The issue here only partially has to do with "Python in Excel", namely as far as the shape is concerned (1). Otherwise, the difficulty lies with connecting the PivotTable to a dynamic range (2), setting up the refresh (3), and adding a timestamp for that refresh (4).
1. Shape dataframe
With your current use of pd.DataFrame
, you'll end up with a blank top-left cell. E.g., with PY()
in cell A1
:
A | B | C | |
---|---|---|---|
1 | 2 | 0 | 0 |
2 | 0 | 2 | 2 |
3 | 1 | 2 | 2 |
Left like this, the connected PivotTable will protest: "The PivotTable field name is not valid...". To avoid this (the easy way), you want to fill up A1
with a "header" as well. Either leave out the index altogether (it will not show), or use a trick and add a name for the columns (not the index):
E.g. for PY()
in cell A1
with "Excel Value" selected, we can use something like below to have the data spill into the sheet:
from string import ascii_uppercase
rows = np.random.randint(1,11)
cols = 4
df = pd.DataFrame(np.random.randint(0,3,size=(rows,cols)),
columns=pd.Index(list(ascii_uppercase[:cols]), name='index'),
index=range(1, rows+1))
df
N.B.1 Make sure that the length of your data is at least one row (hence randint(1, ...)
above). With 0 rows, you will likely trigger an error with the PivotTable: "One or more field names used in the report are no longer valid", plus the selected "Fields" will reset.
N.B.2 You can add more columns, and if you relabel columns with "Fields" used by the PivotTable (e.g., from "B"
for column C to "B"
for column E), this will keep the PivotTable functionality as is. However, if you drop a label, the PivotTable will also drop that "Field" and you will have to reconfigure the "Fields" (go to "PivotTable Analyze" -> "Field List").
2. Source PivotTable
To use the spilled range as input for a PivotTable, it is best to create a "Name". Go to "Formulas -> Name Manager", add a "Name" and for "Refers to" use a reference to the cell with =PY()
and add a #
for the spill. Here, I've used df_data
with =Sheet1!$A$1#
.
Now, go to "Insert -> PivotTable". At "Table/Range" fill in the "Name" df_data
(without =
at the beginning). For auto-refresh at certain intervals / opening the file, make sure also to tick the box for "Add this data to the Data Model":
Configure the PivotTable, and go to "PivotTable Analyze" to add your PivotChart. N.B. You have to select a cell inside your PivotTable to see "PivotTable Analyze" in the ribbon.
If you are happy with manual refreshing, you can skip ticking the "Data Model" box, and simply use "Data -> Refresh" or "Refresh all" as required, and you are done.
3. Configure refresh
For auto-refreshing, go to "Data -> Queries & Connections" and in the window pane (to the right) select WorksheetConnection_Book1!df_data
. Right click to enter "Properties...":
Now, set the desired refresh in minutes + refresh upon opening the file. N.B. PY()

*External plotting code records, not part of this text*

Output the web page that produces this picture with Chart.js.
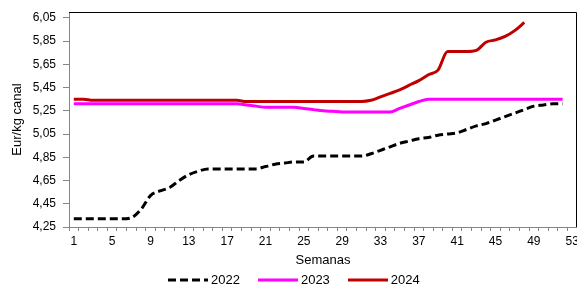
<!DOCTYPE html>
<html>
<head>
<meta charset="utf-8">
<script src="https://cdn.jsdelivr.net/npm/chart.js@4.4.0/dist/chart.umd.min.js"></script>
<style>
    html, body { margin: 0; padding: 0; background: #fff; }
    #wrap { position: relative; width: 577px; height: 286px; }
    #legend { position: absolute; left: 168px; top: 272px; display: flex; align-items: center;
              font: 13px "Liberation Sans", Arial, sans-serif; color: #000; line-height: 16px; }
    .item { display: flex; align-items: center; margin-right: 18px; }
    .item svg { margin-right: 3px; }
</style>
</head>
<body>
<div id="wrap">
    <canvas id="chart" width="577" height="286"></canvas>
    <div id="legend"></div>
</div>
<script>
"use strict";

var weekLabels = ['1', '2', '3', '4', '5', '6', '7', '8', '9', '10', '11', '12', '13', '14', '15', '16', '17', '18',
    '19', '20', '21', '22', '23', '24', '25', '26', '27', '28', '29', '30', '31', '32', '33', '34', '35', '36',
    '37', '38', '39', '40', '41', '42', '43', '44', '45', '46', '47', '48', '49', '50', '51', '52', '53'];

var yTicks = [4.25, 4.45, 4.65, 4.85, 5.05, 5.25, 5.45, 5.65, 5.85, 6.05];

var data2022 = [4.32, 4.32, 4.32, 4.32, 4.32, 4.32, 4.33, 4.40, 4.52, 4.56, 4.59, 4.65, 4.70, 4.73, 4.75, 4.75, 4.75, 4.75,
    4.75, 4.75, 4.77, 4.79, 4.80, 4.81, 4.81, 4.86, 4.86, 4.86, 4.86, 4.86, 4.86, 4.88, 4.91, 4.94, 4.97, 4.99,
    5.01, 5.02, 5.04, 5.05, 5.06, 5.09, 5.12, 5.14, 5.17, 5.20, 5.23, 5.26, 5.29, 5.30, 5.31, 5.31];

var data2023 = [5.31, 5.31, 5.31, 5.31, 5.31, 5.31, 5.31, 5.31, 5.31, 5.31, 5.31, 5.31, 5.31, 5.31, 5.31, 5.31, 5.31, 5.31,
    5.30, 5.29, 5.28, 5.28, 5.28, 5.28, 5.27, 5.26, 5.25, 5.245, 5.24, 5.24, 5.24, 5.24, 5.24, 5.24, 5.27, 5.30,
    5.33, 5.35, 5.35, 5.35, 5.35, 5.35, 5.35, 5.35, 5.35, 5.35, 5.35, 5.35, 5.35, 5.35, 5.35, 5.35];

var data2024 = [5.35, 5.35, 5.34, 5.34, 5.34, 5.34, 5.34, 5.34, 5.34, 5.34, 5.34, 5.34, 5.34, 5.34, 5.34, 5.34, 5.34, 5.34,
    5.33, 5.33, 5.33, 5.33, 5.33, 5.33, 5.33, 5.33, 5.33, 5.33, 5.33, 5.33, 5.33, 5.34, 5.37, 5.40, 5.43, 5.47,
    5.51, 5.56, 5.60, 5.76, 5.76, 5.76, 5.77, 5.84, 5.86, 5.89, 5.94, 6.01];

var series = [
    { label: '2022', data: data2022, color: '#000000', dash: [8, 4] },
    { label: '2023', data: data2023, color: '#FF00FF', dash: [] },
    { label: '2024', data: data2024, color: '#C00000', dash: [] }
];

Chart.defaults.font.family = '"Liberation Sans", Arial, sans-serif';
Chart.defaults.color = '#000';

// top and right border of the plot area
var frame = {
    id: 'frame',
    afterDraw: function (chart) {
        var a = chart.chartArea, ctx = chart.ctx;
        ctx.save();
        ctx.strokeStyle = '#000';
        ctx.lineWidth = 1;
        ctx.beginPath();
        ctx.moveTo(a.left, a.top + 0.5);
        ctx.lineTo(a.right - 0.5, a.top + 0.5);
        ctx.lineTo(a.right - 0.5, a.bottom);
        ctx.stroke();
        ctx.restore();
    }
};

var ctx = document.getElementById('chart').getContext('2d');
var chart = new Chart(ctx, {
    type: 'line',
    data: {
        labels: weekLabels,
        datasets: series.map(function (s) {
            return {
                label: s.label,
                data: s.data,
                borderColor: s.color,
                backgroundColor: s.color,
                borderDash: s.dash,
                borderWidth: 3,
                pointRadius: 0,
                cubicInterpolationMode: 'monotone',
                fill: false
            };
        })
    },
    options: {
        responsive: false,
        animation: false,
        layout: { padding: { top: 12, right: 0, bottom: 18, left: 10 } },
        plugins: {
            legend: { display: false },
            tooltip: { enabled: false }
        },
        scales: {
            x: {
                offset: true,
                grid: { drawOnChartArea: false, drawTicks: true, tickLength: 4, color: '#868686', offset: true },
                border: { color: '#868686', width: 1 },
                ticks: {
                    autoSkip: false, maxRotation: 0, minRotation: 0, padding: 3,
                    font: { size: 12 },
                    callback: function (val, i) { return i % 4 === 0 ? this.getLabelForValue(val) : ''; }
                },
                title: { display: true, text: 'Semanas', font: { size: 13 }, padding: { top: 2, bottom: 0 } },
                afterFit: function (scale) {
                    scale.height = 41;
                    scale.paddingLeft = 0;
                    scale.paddingRight = 0;
                }
            },
            y: {
                min: 4.25,
                max: 6.1,
                afterBuildTicks: function (scale) {
                    scale.ticks = yTicks.map(function (v) { return { value: v }; });
                },
                grid: { drawOnChartArea: false, tickLength: 6, color: '#868686' },
                border: { color: '#868686', width: 1 },
                ticks: {
                    padding: 7,
                    font: { size: 12 },
                    callback: function (v) { return v.toFixed(2).replace('.', ','); }
                },
                title: { display: true, text: 'Eur/kg canal', font: { size: 13 }, padding: { top: 0, bottom: 0 } },
                afterFit: function (scale) {
                    scale.width = 59;
                    scale.paddingTop = 0;
                    scale.paddingBottom = 0;
                }
            }
        }
    },
    plugins: [frame]
});

// Legend built as html so it sits where the original has it
var legend = document.getElementById('legend');
series.forEach(function (s) {
    var item = document.createElement('div');
    item.className = 'item';
    item.innerHTML = '<svg width="40" height="8"><line x1="0" y1="4" x2="40" y2="4" stroke="' + s.color +
        '" stroke-width="3"' + (s.dash.length ? ' stroke-dasharray="' + s.dash.join(' ') + '"' : '') +
        '/></svg><span>' + s.label + '</span>';
    legend.appendChild(item);
});
</script>
</body>
</html>
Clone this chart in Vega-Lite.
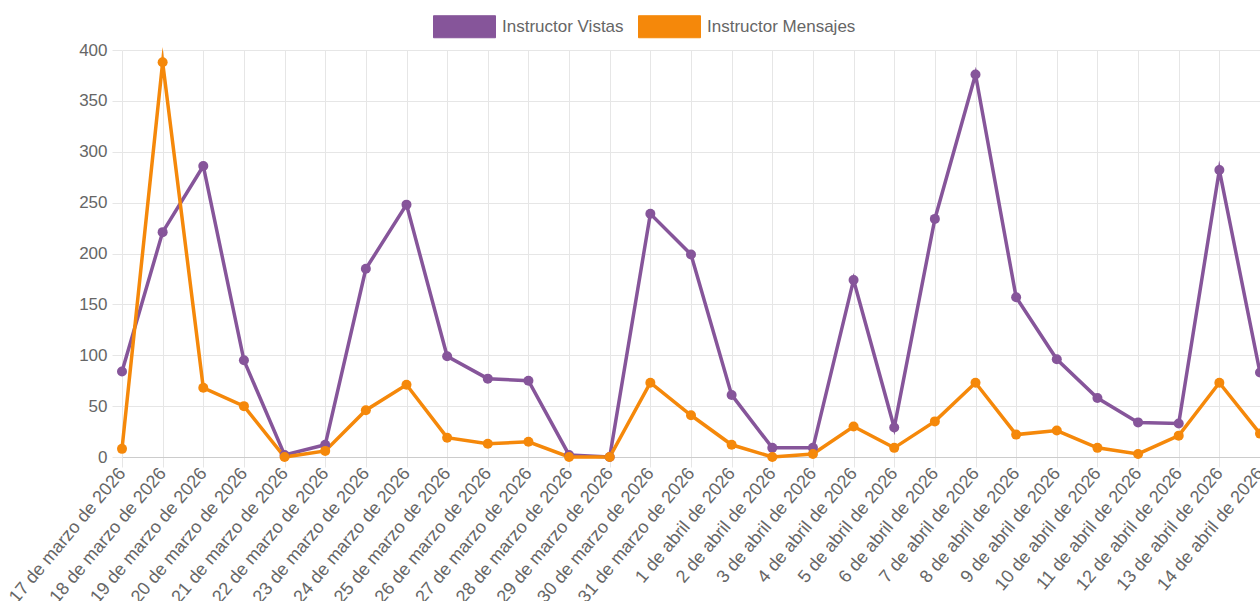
{
  "$schema": "https://vega.github.io/schema/vega-lite/v6.json",
  "autosize": "none",
  "width": 1138,
  "height": 407,
  "padding": {"left": 122, "top": 50, "right": 0, "bottom": 144},
  "background": "white",
  "config": {"view": {"stroke": null}, "font": "Liberation Sans"},
  "datasets": {
    "fechas": [
      {"fecha": "17 de marzo de 2026", "vistas": 84, "mensajes": 8},
      {"fecha": "18 de marzo de 2026", "vistas": 221, "mensajes": 388},
      {"fecha": "19 de marzo de 2026", "vistas": 286, "mensajes": 68},
      {"fecha": "20 de marzo de 2026", "vistas": 95, "mensajes": 50},
      {"fecha": "21 de marzo de 2026", "vistas": 2, "mensajes": 0},
      {"fecha": "22 de marzo de 2026", "vistas": 12, "mensajes": 6},
      {"fecha": "23 de marzo de 2026", "vistas": 185, "mensajes": 46},
      {"fecha": "24 de marzo de 2026", "vistas": 248, "mensajes": 71},
      {"fecha": "25 de marzo de 2026", "vistas": 99, "mensajes": 19},
      {"fecha": "26 de marzo de 2026", "vistas": 77, "mensajes": 13},
      {"fecha": "27 de marzo de 2026", "vistas": 75, "mensajes": 15},
      {"fecha": "28 de marzo de 2026", "vistas": 2, "mensajes": 0},
      {"fecha": "29 de marzo de 2026", "vistas": 0, "mensajes": 0},
      {"fecha": "30 de marzo de 2026", "vistas": 239, "mensajes": 73},
      {"fecha": "31 de marzo de 2026", "vistas": 199, "mensajes": 41},
      {"fecha": "1 de abril de 2026", "vistas": 61, "mensajes": 12},
      {"fecha": "2 de abril de 2026", "vistas": 9, "mensajes": 0},
      {"fecha": "3 de abril de 2026", "vistas": 9, "mensajes": 3},
      {"fecha": "4 de abril de 2026", "vistas": 174, "mensajes": 30},
      {"fecha": "5 de abril de 2026", "vistas": 29, "mensajes": 9},
      {"fecha": "6 de abril de 2026", "vistas": 234, "mensajes": 35},
      {"fecha": "7 de abril de 2026", "vistas": 376, "mensajes": 73},
      {"fecha": "8 de abril de 2026", "vistas": 157, "mensajes": 22},
      {"fecha": "9 de abril de 2026", "vistas": 96, "mensajes": 26},
      {"fecha": "10 de abril de 2026", "vistas": 58, "mensajes": 9},
      {"fecha": "11 de abril de 2026", "vistas": 34, "mensajes": 3},
      {"fecha": "12 de abril de 2026", "vistas": 33, "mensajes": 21},
      {"fecha": "13 de abril de 2026", "vistas": 282, "mensajes": 73},
      {"fecha": "14 de abril de 2026", "vistas": 83, "mensajes": 23}
    ]
  },
  "data": {"name": "fechas"},
  "transform": [
    {"fold": ["vistas", "mensajes"], "as": ["clave", "valor"]},
    {"lookup": "clave", "from": {"data": {"values": [{"clave": "vistas", "serie": "Instructor Vistas"}, {"clave": "mensajes", "serie": "Instructor Mensajes"}]}, "key": "clave", "fields": ["serie"]}}
  ],
  "encoding": {
    "x": {
      "field": "fecha",
      "type": "ordinal",
      "sort": null,
      "scale": {"type": "point", "padding": 0},
      "axis": {
        "title": null,
        "labelAngle": -50,
        "labelFontSize": 18,
        "labelColor": "#666666",
        "labelPadding": 3,
        "tickSize": 10,
        "tickColor": "#e6e6e6",
        "domainColor": "#cccccc",
        "grid": true,
        "gridColor": "#e6e6e6",
        "labelOverlap": false
      }
    },
    "y": {
      "field": "valor",
      "type": "quantitative",
      "scale": {"domain": [0, 400], "nice": false},
      "axis": {
        "title": null,
        "values": [0, 50, 100, 150, 200, 250, 300, 350, 400],
        "labelFontSize": 17,
        "labelColor": "#666666",
        "labelPadding": 5,
        "tickSize": 10,
        "tickColor": "#e6e6e6",
        "domain": false,
        "grid": true,
        "gridColor": "#e6e6e6"
      }
    },
    "color": {
      "field": "serie",
      "type": "nominal",
      "scale": {"domain": ["Instructor Vistas", "Instructor Mensajes"], "range": ["#86559a", "#f5880a"]},
      "legend": {
        "orient": "none",
        "direction": "horizontal",
        "legendX": 311,
        "legendY": -55,
        "title": null,
        "symbolType": "M-1,-0.355H1V0.355H-1Z",
        "symbolSize": 3844,
        "symbolStrokeWidth": 1,
        "labelFontSize": 17,
        "labelColor": "#666666",
        "labelOffset": 6,
        "columnPadding": 12,
        "encode": {"symbols": {"update": {"fill": {"scale": "color", "field": "value"}, "stroke": {"scale": "color", "field": "value"}, "opacity": {"value": 1}, "fillOpacity": {"value": 1}}}}
      }
    }
  },
  "layer": [
    {"mark": {"type": "line", "strokeWidth": 3.5, "strokeJoin": "miter", "strokeMiterLimit": 10}},
    {"mark": {"type": "point", "filled": true, "size": 100, "opacity": 1}}
  ]
}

cells do not auto-refresh, also not on opening. You will need to use "reset" in "Formulas -> Python (Preview)" to trigger a re-calculation.
With refresh for your python
code:
4. Add a timestamp for the refresh
Somewhat annoyingly, the above implementation lacks a timestamp, so that the user cannot ascertain that there was a refresh. With VBA adding one would be easy. Without the aid of VBA, you can get fairly close by following the instructions provided in this answer by @Wizhi. Here, you do not have to tick the "Add this data to the Data Model" box. After adding the Query, copy the refresh settings that you used for the PivotChart connection, and the timestamp and data refresh will run successively at the interval, with a negligible delta.
You can end up with something like this: